- Written task: Below are several entries. Transcribe exactly those lines that fall from the one with "Write a LaTeX" through the one with "(280,155) -- cycle;", end lines included.

- Material for this exercise:
* Begin *

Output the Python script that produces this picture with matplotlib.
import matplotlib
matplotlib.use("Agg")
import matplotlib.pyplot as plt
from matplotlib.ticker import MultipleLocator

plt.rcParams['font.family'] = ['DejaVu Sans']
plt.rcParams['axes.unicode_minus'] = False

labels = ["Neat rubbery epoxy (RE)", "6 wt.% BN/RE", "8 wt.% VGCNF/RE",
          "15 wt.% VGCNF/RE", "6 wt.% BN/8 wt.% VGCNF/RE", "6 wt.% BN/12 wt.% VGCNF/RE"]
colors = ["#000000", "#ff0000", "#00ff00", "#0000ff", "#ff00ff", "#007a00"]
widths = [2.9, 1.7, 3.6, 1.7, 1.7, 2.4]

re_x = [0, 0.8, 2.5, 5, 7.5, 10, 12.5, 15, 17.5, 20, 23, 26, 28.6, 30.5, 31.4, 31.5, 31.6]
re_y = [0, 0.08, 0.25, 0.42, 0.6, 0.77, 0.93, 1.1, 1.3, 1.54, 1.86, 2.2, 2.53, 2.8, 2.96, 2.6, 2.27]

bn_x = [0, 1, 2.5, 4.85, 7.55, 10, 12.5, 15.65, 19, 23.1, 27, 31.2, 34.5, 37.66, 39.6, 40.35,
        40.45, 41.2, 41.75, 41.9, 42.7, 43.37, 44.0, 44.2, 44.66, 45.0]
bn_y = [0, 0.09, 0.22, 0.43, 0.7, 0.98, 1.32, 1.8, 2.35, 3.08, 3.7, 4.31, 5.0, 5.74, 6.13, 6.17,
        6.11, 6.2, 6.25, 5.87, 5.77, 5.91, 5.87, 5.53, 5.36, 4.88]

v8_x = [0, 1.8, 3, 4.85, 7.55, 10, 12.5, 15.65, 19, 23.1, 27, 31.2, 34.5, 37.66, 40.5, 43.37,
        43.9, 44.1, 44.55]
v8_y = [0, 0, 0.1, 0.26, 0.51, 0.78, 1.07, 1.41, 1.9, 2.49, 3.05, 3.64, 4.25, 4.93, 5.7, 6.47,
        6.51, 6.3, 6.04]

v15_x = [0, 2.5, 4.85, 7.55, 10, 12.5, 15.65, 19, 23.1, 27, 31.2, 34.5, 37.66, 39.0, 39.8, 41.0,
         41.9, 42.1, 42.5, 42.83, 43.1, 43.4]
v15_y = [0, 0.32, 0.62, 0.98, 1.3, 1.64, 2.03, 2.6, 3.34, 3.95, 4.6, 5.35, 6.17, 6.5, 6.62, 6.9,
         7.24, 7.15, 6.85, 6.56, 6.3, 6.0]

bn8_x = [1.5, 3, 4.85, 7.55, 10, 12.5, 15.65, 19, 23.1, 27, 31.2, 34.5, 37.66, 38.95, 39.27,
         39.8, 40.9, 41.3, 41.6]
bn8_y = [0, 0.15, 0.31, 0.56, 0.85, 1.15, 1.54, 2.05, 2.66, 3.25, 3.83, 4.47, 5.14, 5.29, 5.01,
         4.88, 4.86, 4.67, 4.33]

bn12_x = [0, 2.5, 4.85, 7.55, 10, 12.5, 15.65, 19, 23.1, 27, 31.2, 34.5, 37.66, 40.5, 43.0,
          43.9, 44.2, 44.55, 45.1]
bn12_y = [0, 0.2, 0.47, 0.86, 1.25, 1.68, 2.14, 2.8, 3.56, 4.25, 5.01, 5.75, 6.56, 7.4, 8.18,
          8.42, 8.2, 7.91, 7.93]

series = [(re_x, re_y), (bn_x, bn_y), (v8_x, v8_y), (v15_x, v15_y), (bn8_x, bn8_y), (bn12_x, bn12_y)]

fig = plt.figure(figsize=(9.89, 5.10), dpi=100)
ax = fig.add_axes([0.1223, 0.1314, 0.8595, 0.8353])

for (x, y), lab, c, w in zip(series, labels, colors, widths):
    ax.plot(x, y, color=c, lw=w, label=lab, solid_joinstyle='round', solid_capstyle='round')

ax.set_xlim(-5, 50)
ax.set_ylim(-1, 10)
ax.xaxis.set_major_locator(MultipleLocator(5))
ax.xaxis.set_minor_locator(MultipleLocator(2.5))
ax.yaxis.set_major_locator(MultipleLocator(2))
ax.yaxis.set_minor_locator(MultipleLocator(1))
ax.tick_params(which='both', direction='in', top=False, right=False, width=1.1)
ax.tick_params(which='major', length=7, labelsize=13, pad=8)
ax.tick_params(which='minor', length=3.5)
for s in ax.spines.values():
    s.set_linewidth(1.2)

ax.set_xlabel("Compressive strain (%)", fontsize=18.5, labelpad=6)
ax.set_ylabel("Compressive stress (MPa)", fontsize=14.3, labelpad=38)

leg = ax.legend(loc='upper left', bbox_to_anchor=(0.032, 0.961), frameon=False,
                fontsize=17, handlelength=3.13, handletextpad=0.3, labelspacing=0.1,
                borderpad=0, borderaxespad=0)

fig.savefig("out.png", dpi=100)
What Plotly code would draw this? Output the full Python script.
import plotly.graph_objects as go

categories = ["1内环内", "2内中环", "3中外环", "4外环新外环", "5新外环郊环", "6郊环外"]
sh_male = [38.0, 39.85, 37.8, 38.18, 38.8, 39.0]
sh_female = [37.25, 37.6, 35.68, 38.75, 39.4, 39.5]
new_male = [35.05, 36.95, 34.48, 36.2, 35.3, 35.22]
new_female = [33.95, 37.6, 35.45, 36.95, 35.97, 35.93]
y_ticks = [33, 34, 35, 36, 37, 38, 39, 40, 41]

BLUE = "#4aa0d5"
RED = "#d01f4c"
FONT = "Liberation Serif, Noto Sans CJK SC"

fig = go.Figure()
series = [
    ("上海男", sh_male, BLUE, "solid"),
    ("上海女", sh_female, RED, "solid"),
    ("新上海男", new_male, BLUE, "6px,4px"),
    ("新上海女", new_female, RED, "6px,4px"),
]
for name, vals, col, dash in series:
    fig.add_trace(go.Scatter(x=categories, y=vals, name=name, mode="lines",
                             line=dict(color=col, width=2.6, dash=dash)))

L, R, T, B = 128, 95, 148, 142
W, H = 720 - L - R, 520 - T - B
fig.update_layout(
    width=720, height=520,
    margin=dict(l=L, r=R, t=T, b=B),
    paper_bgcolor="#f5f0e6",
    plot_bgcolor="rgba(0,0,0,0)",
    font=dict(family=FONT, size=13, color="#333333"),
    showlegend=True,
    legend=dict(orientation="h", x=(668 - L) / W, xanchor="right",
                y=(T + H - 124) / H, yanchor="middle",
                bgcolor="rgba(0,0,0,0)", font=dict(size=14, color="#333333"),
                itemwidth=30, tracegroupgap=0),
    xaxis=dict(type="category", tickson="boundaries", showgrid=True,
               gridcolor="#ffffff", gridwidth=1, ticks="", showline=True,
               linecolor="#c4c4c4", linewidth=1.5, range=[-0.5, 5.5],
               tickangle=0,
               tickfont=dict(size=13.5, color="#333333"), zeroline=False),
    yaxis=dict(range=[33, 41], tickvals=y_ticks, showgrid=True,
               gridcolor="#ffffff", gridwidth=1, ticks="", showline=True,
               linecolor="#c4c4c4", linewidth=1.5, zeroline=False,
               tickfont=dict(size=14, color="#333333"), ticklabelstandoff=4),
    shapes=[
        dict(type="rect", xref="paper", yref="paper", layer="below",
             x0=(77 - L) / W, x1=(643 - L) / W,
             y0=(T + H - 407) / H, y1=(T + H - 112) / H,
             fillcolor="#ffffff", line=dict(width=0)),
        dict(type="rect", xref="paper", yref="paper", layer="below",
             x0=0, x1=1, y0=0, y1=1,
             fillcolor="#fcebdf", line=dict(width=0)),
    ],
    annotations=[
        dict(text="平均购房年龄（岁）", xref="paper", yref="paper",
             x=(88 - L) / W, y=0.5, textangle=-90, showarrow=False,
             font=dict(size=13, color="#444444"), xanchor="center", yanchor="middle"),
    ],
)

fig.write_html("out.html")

* End *
* Begin *

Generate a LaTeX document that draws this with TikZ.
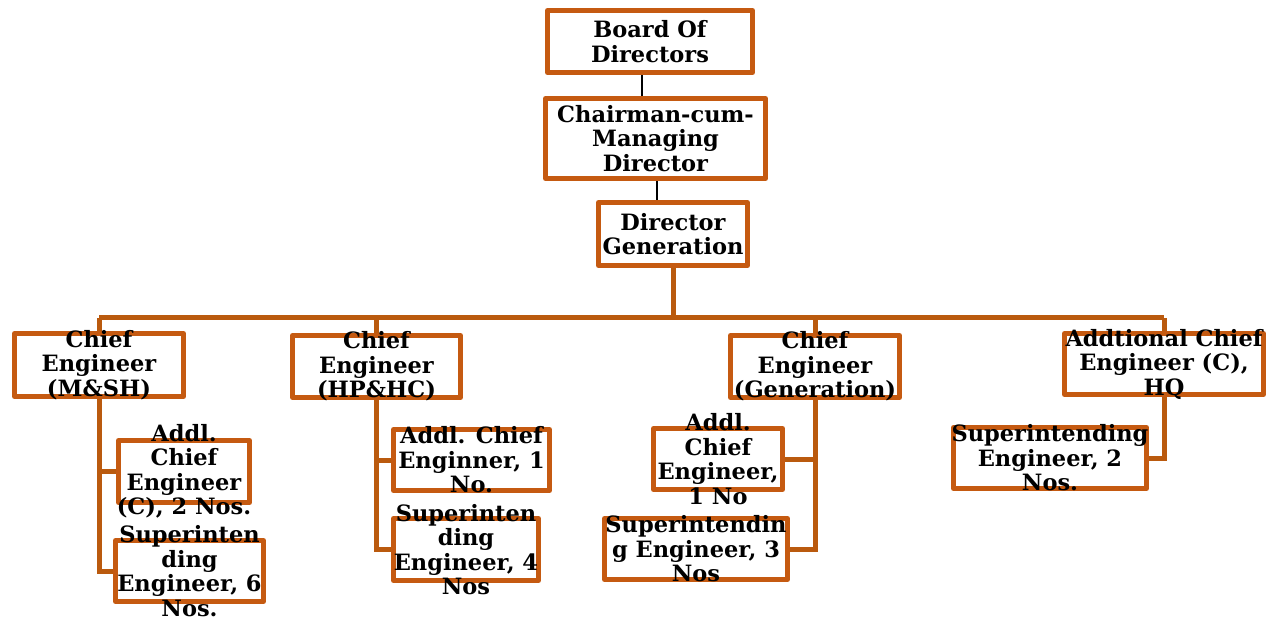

* End *
* Begin *

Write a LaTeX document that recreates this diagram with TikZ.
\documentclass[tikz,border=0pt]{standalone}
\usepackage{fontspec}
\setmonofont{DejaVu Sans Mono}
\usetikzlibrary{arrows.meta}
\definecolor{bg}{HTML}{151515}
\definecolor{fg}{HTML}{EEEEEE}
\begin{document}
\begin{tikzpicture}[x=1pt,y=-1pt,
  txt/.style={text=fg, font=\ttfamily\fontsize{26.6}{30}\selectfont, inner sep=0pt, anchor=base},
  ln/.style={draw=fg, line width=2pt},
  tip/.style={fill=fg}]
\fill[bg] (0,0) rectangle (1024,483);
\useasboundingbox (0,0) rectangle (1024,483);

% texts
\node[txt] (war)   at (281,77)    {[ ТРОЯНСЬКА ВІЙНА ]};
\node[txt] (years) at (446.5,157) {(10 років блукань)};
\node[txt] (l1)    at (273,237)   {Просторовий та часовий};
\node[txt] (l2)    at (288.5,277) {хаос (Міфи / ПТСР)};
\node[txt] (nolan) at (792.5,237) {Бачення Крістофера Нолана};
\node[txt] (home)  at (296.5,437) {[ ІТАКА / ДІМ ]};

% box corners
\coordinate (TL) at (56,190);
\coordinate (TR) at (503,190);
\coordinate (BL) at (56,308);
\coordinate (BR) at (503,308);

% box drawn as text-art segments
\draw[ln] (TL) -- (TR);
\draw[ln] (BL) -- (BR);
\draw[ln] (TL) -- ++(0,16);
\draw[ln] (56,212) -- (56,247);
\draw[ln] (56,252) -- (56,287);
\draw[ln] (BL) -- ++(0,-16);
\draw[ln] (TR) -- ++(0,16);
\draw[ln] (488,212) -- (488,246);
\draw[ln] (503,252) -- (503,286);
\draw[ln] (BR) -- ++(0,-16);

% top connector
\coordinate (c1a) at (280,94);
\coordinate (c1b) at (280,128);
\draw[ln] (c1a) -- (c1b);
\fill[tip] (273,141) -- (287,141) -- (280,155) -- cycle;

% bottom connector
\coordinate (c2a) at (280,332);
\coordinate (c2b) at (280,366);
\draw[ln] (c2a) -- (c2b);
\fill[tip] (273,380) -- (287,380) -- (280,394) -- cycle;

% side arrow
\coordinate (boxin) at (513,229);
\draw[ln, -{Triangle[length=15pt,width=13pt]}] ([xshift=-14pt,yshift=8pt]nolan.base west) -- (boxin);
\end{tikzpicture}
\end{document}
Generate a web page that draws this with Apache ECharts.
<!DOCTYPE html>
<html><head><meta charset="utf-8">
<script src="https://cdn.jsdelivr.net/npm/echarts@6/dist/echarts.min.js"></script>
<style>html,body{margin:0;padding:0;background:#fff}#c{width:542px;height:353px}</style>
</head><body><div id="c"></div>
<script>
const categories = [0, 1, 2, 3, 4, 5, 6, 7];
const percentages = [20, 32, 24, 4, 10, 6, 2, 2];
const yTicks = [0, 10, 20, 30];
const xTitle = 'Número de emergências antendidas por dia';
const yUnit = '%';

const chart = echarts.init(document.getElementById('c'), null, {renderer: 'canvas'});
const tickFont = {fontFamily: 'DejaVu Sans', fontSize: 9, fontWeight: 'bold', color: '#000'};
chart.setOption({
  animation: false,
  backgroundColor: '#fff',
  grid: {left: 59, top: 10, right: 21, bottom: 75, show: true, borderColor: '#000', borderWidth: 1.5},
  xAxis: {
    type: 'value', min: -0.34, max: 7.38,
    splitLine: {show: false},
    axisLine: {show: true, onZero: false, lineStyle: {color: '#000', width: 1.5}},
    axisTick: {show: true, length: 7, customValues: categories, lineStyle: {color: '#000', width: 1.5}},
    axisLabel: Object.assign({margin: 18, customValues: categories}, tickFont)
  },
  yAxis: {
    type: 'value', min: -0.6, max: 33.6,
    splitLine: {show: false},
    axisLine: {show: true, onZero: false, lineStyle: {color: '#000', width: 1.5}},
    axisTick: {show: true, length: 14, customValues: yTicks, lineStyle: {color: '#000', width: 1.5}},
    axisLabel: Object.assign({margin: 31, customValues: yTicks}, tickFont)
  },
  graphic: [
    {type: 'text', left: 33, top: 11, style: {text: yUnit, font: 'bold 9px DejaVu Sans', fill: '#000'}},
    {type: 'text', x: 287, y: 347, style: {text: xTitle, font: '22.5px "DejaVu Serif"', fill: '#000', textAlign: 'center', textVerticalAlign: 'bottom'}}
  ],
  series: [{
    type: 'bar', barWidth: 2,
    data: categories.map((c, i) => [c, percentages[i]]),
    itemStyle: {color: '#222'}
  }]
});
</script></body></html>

* End *

- Solution to this task:
Write a LaTeX document that recreates this diagram with TikZ.
\documentclass[tikz,border=0pt]{standalone}
\usepackage{fontspec}
\setmonofont{DejaVu Sans Mono}
\usetikzlibrary{arrows.meta}
\definecolor{bg}{HTML}{151515}
\definecolor{fg}{HTML}{EEEEEE}
\begin{document}
\begin{tikzpicture}[x=1pt,y=-1pt,
  txt/.style={text=fg, font=\ttfamily\fontsize{26.6}{30}\selectfont, inner sep=0pt, anchor=base},
  ln/.style={draw=fg, line width=2pt},
  tip/.style={fill=fg}]
\fill[bg] (0,0) rectangle (1024,483);
\useasboundingbox (0,0) rectangle (1024,483);

% texts
\node[txt] (war)   at (281,77)    {[ ТРОЯНСЬКА ВІЙНА ]};
\node[txt] (years) at (446.5,157) {(10 років блукань)};
\node[txt] (l1)    at (273,237)   {Просторовий та часовий};
\node[txt] (l2)    at (288.5,277) {хаос (Міфи / ПТСР)};
\node[txt] (nolan) at (792.5,237) {Бачення Крістофера Нолана};
\node[txt] (home)  at (296.5,437) {[ ІТАКА / ДІМ ]};

% box corners
\coordinate (TL) at (56,190);
\coordinate (TR) at (503,190);
\coordinate (BL) at (56,308);
\coordinate (BR) at (503,308);

% box drawn as text-art segments
\draw[ln] (TL) -- (TR);
\draw[ln] (BL) -- (BR);
\draw[ln] (TL) -- ++(0,16);
\draw[ln] (56,212) -- (56,247);
\draw[ln] (56,252) -- (56,287);
\draw[ln] (BL) -- ++(0,-16);
\draw[ln] (TR) -- ++(0,16);
\draw[ln] (488,212) -- (488,246);
\draw[ln] (503,252) -- (503,286);
\draw[ln] (BR) -- ++(0,-16);

% top connector
\coordinate (c1a) at (280,94);
\coordinate (c1b) at (280,128);
\draw[ln] (c1a) -- (c1b);
\fill[tip] (273,141) -- (287,141) -- (280,155) -- cycle;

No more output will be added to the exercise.